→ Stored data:
= = = = =

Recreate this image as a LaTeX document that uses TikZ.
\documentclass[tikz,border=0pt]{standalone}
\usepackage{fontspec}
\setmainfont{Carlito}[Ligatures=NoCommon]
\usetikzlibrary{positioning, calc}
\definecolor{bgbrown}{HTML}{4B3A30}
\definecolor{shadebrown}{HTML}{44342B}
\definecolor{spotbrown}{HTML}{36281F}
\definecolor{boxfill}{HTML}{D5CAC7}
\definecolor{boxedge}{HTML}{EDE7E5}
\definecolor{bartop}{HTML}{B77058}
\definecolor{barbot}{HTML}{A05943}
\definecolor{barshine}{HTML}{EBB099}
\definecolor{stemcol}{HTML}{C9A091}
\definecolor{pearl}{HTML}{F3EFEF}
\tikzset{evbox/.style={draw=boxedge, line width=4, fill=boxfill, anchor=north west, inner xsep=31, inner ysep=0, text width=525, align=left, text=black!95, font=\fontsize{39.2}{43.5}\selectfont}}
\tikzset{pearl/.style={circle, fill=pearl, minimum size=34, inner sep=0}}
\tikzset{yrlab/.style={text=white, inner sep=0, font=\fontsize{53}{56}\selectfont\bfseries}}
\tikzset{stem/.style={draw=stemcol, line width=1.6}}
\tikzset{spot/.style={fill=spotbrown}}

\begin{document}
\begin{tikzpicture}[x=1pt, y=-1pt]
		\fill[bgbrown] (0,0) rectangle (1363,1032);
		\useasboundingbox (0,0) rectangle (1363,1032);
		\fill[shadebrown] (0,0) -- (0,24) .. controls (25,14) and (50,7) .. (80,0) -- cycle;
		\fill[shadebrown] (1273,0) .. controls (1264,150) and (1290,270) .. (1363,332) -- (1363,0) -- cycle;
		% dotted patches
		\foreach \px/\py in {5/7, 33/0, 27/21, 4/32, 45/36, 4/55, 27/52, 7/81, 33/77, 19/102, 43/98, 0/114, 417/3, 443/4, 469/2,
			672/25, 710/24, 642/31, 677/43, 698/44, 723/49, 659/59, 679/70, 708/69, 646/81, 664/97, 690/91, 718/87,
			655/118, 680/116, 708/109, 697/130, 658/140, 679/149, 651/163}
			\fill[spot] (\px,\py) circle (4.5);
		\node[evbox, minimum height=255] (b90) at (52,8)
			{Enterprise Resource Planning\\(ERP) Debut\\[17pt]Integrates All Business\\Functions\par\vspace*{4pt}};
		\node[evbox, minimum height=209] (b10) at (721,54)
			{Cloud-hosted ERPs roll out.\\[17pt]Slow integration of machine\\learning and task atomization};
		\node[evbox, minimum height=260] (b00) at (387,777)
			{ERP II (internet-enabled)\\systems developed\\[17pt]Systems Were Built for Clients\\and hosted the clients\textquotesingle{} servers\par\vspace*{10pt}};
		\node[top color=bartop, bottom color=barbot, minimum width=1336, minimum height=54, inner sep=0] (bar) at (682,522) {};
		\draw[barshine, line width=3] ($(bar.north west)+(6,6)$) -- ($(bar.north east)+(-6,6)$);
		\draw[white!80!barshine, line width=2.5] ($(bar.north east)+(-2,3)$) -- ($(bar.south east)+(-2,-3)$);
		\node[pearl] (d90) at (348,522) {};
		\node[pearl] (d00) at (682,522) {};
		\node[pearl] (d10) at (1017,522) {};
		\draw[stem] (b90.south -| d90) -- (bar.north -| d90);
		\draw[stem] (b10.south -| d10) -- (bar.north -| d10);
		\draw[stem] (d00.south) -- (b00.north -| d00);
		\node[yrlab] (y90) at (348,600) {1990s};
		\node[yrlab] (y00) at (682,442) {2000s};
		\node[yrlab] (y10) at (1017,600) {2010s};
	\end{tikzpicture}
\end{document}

= = = = =

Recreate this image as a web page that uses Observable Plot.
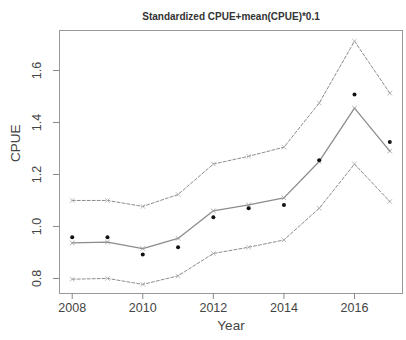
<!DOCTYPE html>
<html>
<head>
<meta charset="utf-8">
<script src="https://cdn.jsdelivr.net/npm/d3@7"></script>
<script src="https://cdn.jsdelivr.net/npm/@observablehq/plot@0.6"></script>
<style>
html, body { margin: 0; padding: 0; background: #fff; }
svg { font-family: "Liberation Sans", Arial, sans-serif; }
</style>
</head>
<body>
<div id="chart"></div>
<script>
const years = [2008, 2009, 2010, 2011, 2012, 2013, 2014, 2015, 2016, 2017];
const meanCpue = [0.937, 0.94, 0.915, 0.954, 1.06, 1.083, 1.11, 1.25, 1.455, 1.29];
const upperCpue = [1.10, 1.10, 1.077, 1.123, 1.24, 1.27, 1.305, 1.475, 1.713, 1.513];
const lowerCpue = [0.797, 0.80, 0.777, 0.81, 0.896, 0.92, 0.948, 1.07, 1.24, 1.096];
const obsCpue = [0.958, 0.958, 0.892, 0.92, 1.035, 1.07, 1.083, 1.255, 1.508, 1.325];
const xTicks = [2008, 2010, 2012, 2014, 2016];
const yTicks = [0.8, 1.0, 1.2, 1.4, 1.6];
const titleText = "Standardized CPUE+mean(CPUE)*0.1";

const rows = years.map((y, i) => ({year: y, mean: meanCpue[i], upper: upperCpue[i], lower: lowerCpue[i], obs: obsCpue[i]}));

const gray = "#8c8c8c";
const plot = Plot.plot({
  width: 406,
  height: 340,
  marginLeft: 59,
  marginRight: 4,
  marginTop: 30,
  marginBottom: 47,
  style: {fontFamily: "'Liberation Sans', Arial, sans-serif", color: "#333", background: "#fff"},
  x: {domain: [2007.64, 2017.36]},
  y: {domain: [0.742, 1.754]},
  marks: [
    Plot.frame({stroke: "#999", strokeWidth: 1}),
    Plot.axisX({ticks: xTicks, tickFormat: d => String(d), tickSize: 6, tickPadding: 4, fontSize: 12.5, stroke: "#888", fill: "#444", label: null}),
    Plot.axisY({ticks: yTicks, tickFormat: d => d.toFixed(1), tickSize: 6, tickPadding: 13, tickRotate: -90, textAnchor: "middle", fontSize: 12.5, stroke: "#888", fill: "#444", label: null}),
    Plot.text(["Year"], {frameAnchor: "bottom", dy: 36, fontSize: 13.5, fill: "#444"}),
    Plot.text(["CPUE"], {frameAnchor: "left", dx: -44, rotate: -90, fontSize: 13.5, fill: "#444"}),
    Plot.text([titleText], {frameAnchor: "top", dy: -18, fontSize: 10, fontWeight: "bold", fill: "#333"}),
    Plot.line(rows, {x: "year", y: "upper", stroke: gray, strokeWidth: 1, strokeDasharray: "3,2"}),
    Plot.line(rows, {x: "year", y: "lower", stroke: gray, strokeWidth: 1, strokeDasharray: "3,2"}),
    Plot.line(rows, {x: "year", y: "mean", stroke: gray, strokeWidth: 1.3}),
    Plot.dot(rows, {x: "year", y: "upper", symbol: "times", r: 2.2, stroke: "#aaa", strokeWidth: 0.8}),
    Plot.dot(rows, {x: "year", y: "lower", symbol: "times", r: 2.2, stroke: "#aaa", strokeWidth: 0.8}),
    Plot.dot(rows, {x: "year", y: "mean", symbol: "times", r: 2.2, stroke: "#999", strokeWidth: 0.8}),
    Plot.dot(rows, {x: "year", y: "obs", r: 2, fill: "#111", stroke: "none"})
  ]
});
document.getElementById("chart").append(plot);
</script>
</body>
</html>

= = = = =

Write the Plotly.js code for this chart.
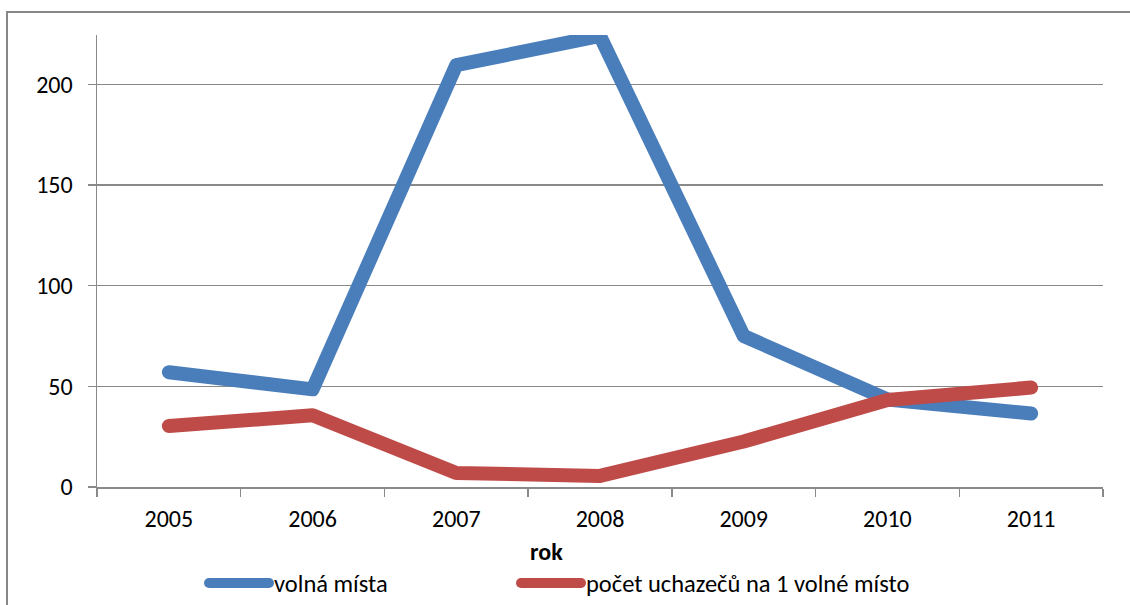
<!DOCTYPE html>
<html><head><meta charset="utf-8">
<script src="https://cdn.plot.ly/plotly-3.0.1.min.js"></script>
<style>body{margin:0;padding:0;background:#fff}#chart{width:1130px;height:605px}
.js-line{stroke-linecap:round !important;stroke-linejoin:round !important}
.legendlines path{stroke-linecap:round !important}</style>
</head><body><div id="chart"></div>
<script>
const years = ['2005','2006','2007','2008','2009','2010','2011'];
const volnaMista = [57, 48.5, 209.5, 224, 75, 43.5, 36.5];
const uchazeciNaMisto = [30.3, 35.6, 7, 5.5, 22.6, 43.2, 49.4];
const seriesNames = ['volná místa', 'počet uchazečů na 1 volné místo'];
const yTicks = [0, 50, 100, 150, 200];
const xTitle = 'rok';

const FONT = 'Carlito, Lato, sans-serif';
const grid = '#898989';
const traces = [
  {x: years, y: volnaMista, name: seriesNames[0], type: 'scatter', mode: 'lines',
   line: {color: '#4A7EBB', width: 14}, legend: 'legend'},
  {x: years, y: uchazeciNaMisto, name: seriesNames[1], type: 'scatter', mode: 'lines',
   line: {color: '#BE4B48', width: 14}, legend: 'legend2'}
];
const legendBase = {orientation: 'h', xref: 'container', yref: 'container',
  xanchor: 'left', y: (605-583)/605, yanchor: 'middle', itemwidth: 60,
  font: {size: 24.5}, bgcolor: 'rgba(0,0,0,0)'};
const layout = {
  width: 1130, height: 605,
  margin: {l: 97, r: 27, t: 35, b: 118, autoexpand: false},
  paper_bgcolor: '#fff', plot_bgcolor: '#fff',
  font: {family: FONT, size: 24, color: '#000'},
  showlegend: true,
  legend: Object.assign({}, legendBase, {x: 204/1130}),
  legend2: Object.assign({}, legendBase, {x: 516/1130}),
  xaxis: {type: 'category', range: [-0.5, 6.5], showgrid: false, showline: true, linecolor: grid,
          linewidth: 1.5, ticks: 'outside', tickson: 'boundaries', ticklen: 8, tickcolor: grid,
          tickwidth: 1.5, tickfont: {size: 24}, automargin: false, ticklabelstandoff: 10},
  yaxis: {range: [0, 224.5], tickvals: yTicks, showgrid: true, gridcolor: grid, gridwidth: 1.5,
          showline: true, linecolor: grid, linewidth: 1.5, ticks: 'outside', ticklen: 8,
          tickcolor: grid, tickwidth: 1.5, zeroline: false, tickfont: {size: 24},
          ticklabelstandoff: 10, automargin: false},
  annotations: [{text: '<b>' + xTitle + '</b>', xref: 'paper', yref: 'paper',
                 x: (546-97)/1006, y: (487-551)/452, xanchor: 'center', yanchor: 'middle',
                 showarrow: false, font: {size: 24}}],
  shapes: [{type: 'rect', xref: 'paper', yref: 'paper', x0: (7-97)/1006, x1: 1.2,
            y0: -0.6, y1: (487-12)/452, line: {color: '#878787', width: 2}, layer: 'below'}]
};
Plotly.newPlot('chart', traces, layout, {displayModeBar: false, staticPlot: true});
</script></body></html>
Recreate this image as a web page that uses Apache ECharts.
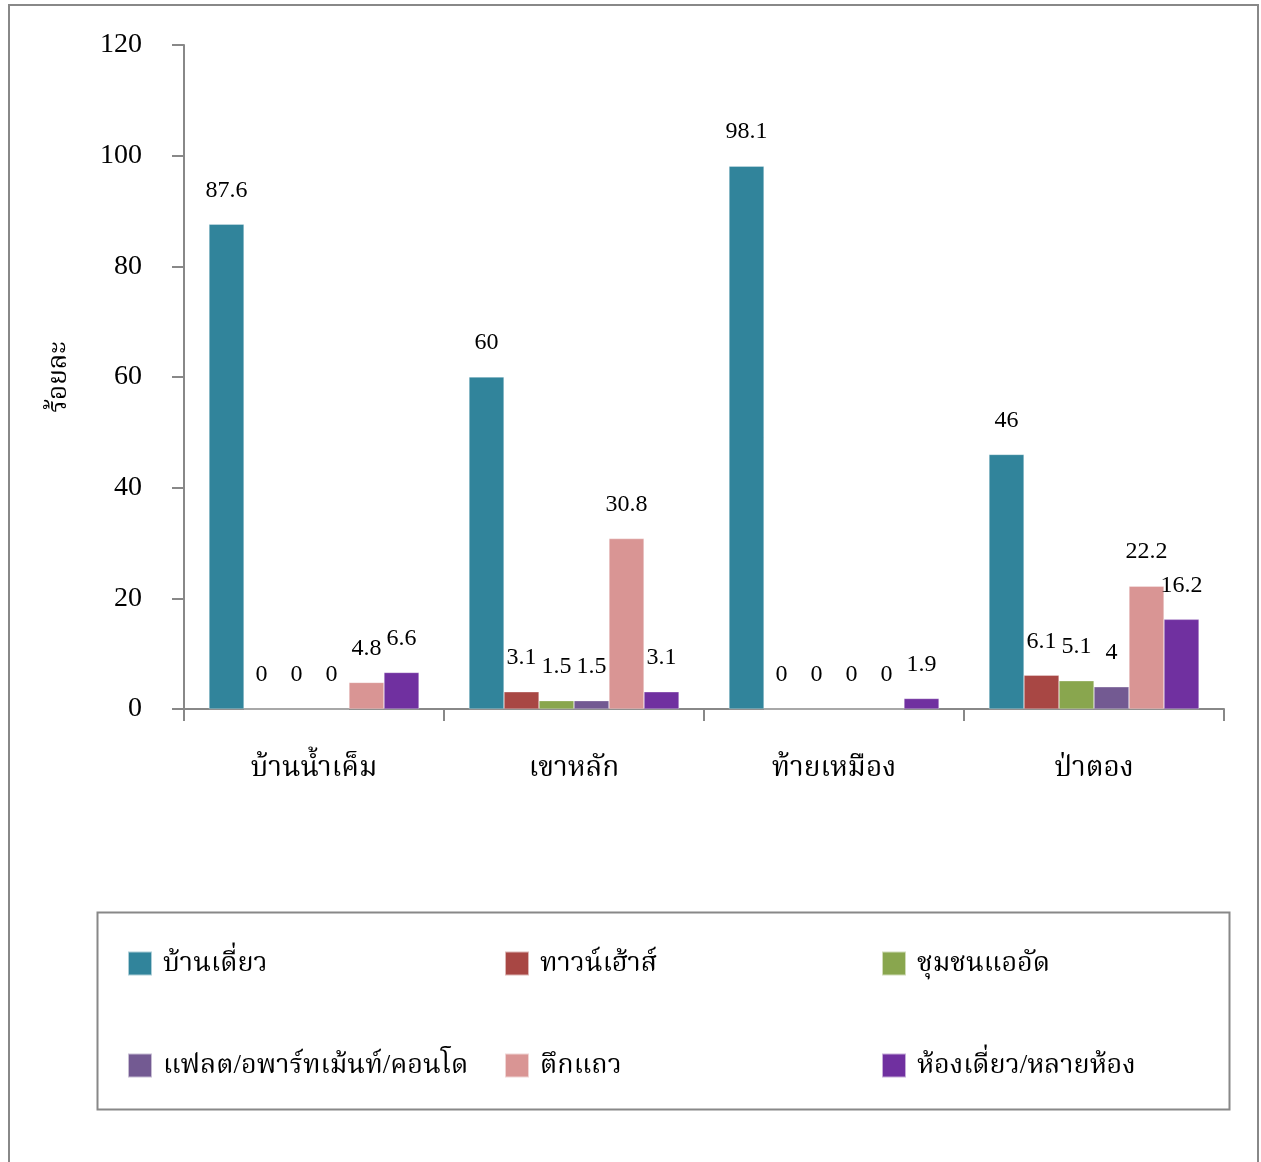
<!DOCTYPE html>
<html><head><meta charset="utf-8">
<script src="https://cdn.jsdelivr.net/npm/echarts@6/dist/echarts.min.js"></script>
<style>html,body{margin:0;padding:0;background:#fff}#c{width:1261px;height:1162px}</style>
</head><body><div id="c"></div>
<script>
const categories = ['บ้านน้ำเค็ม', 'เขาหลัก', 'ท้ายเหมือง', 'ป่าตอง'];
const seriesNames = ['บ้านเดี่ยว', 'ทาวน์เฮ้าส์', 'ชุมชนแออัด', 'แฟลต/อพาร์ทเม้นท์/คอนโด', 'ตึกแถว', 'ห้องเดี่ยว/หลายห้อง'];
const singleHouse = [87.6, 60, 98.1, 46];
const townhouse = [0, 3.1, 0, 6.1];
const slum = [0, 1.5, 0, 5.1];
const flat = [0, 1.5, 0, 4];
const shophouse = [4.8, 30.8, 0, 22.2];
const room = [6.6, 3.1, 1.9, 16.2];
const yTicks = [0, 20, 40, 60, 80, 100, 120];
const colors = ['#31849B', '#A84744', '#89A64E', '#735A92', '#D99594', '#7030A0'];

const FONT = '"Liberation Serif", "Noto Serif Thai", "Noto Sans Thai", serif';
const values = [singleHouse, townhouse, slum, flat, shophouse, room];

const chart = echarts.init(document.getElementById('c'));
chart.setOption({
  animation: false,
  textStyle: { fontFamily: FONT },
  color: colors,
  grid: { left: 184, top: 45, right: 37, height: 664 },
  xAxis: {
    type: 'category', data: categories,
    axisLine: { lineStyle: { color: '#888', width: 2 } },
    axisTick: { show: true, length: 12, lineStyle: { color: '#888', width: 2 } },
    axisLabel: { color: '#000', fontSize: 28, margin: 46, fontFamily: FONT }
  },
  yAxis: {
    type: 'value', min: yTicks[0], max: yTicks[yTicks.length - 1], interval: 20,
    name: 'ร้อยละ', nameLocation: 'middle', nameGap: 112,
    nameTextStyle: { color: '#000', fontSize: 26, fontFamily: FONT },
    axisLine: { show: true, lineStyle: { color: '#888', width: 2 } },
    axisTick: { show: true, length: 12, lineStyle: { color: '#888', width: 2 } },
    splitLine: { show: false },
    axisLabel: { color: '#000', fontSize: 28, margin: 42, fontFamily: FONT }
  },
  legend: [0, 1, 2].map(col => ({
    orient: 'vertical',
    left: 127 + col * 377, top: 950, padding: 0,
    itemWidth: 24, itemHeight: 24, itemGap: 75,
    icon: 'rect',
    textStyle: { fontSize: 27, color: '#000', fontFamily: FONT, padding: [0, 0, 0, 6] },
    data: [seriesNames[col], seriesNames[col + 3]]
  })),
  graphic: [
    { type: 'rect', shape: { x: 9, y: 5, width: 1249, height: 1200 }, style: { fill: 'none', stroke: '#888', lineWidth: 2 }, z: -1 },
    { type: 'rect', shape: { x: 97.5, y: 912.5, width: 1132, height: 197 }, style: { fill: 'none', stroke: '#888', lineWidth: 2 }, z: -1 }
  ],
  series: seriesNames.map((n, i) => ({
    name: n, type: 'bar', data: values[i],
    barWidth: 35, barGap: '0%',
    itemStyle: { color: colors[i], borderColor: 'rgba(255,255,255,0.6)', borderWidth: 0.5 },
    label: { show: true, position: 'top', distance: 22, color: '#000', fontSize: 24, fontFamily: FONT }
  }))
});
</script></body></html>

= = = = =

→ STATED TASK:
Report how many lines in the entries hold the string "image". Nothing but the number is wanted.

→ WRITTEN RESPONSE:
3